Menurut Dian, penurunan TKD ini juga semakin memperparah krisis fiskal di daerah karena mempersempit ruang fiskal daerah yang belum mandiri secara fiskal. Khususnya daerah-daerah otonomi baru yang PAD-nya lima persen.
“Data tahun 2020 itu masih 88% ada sekitar 443 daerah yang mengalami krisis fiskal,” imbuh Dian.
Kendati demikian, keputusan pemangkasan TKD ini menurut Dian juga berdampak positif buat daerah. Mau tak mau, Pemda dituntut mulai memikirkan bagaimana caranya untuk bisa mandiri secara fiskal. Pemda dituntut berinovasi mengembangkan pendapatan, karena menurutnya semua daerah memungkinkan untuk melakukan itu.
“Diharapkan pemerintah mulai memetakan sektor pajak mana saja yang berpotensi untuk ditingkatkan, dan memaksimalkan wajib pajak disesuaikan dengan potensi pajak,” kata dia.
Dan, apa yang terjadi di Pati, Cirebon, Jombang, dan Bone dimana terjadi aksi massa menolak pajak harusnya menjadi pengingat keras, bahwa menaikkan pajak bukan lah hal yang bijak. Bahkan, selayaknya keputusan seperti itu, harus dijauhkan. Sayangnya, memang harus disadari, masih sedikit kepala daerah yang kreatif untuk bisa mencari pendapatan.
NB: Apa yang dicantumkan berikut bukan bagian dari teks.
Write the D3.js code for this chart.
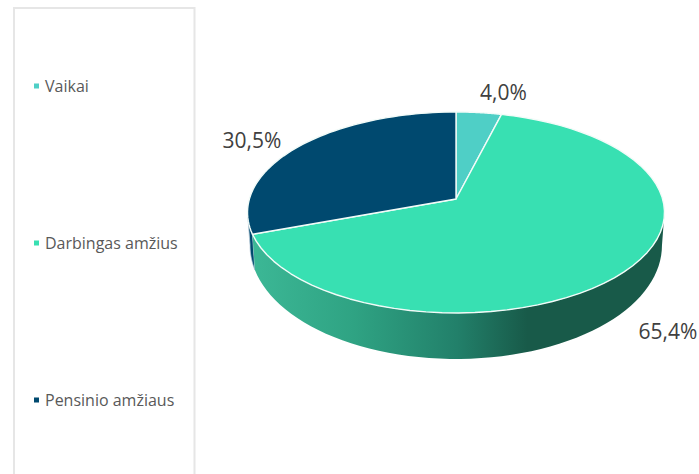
<!DOCTYPE html>
<html><head><meta charset="utf-8">
<script src="https://cdn.jsdelivr.net/npm/d3@7"></script>
<style>html,body{margin:0;background:#fff}svg{display:block}text{font-family:"Open Sans",sans-serif}</style>
</head><body><svg id="c" width="699" height="474"></svg>
<script>
const categories = ["Vaikai", "Darbingas amžius", "Pensinio amžiaus"];
const values = [4.0, 65.4, 30.5];
const valueLabels = ["4,0%", "65,4%", "30,5%"];
const colors = ["#4fcfc6", "#38e0b2", "#00496f"];

const svg = d3.select("#c");
// legend frame
svg.append("path").attr("d","M14,474V8H194.5V474").attr("fill","none").attr("stroke","#e6e6e6").attr("stroke-width",2);
// legend
const ly = d3.scalePoint().domain(categories).range([86,400]);
categories.forEach((c,i)=>{
  svg.append("rect").attr("x",34).attr("y",ly(c)-2.5).attr("width",5).attr("height",5).attr("fill",colors[i]);
  svg.append("text").attr("x",45).attr("y",ly(c)+5.5).attr("font-size",16).attr("fill","#595959").text(c);
});
// projection of the tilted disc
const cx=456, apexY=199, C=0.134, K=206.6, A=-72, depth=46;
const P=(a,dy=0)=>{
  const u=Math.cos(a),s=Math.sin(a),w=1+C*u;
  const shrink=dy?0.988:1;
  return [cx+(K*s/w)*shrink,(apexY+A*u)/w+dy*(1-0.5*u)/1.5];
};
const line=d3.line();
const arcPts=(a0,a1,dy=0)=>d3.range(0,61).map(i=>P(a0+(a1-a0)*i/60,dy));
const pie=d3.pie().sort(null).value(d=>d)(values);
const defs=svg.append("defs");
const grad=defs.append("linearGradient").attr("id","wall").attr("gradientUnits","userSpaceOnUse").attr("x1",250).attr("x2",664).attr("y1",0).attr("y2",0);
[[0,"#3cb896"],[0.25,"#2fa383"],[0.5,"#22806a"],[0.67,"#185a49"],[1,"#185a49"]].forEach(s=>grad.append("stop").attr("offset",s[0]).attr("stop-color",s[1]));
const aRight=Math.acos(-C), aLeft=2*Math.PI-aRight;
// walls
const g1=pie[1];
svg.append("path").attr("d",line([...arcPts(g1.endAngle,aLeft),...arcPts(aLeft,g1.endAngle,depth)])+"Z").attr("fill",colors[2]).attr("stroke","#b9ccd8").attr("stroke-width",.8);
svg.append("path").attr("d",line([...arcPts(aRight,g1.endAngle),...arcPts(g1.endAngle,aRight,depth)])+"Z").attr("fill","url(#wall)");
// top faces
pie.forEach((d,i)=>{
  svg.append("path").attr("d",line([[cx,apexY],...arcPts(d.startAngle,d.endAngle)])+"Z").attr("fill",colors[i]).attr("stroke","#f2fbf8").attr("stroke-width",1.4).attr("stroke-linejoin","round");
});
// labels
const lx=[503.5,668,252], lyy=[100,339,148];
valueLabels.forEach((t,i)=>svg.append("text").attr("x",lx[i]).attr("y",lyy[i]).attr("text-anchor","middle").attr("font-size",21).attr("fill","#404040").text(t));
</script></body></html>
Pemerintah pusat mencatat, baru beberapa daerah yang barkategori mandiri fiskal. Di tingkat provinsi ada Banten, DKI Jakarta, Jawa Barat, dan Jawa Tengah. Sedang di level kota ada Batam, Bekasi, Tangerang, dan Surabaya. Sedang di level kabupaten, hanya Kabupaten Badung (Bali) adalah satu-satunya kabupaten yang masuk daftar mandiri. Lainnya, ya tergantung kemurahan hati Pusat mengirimkan dana.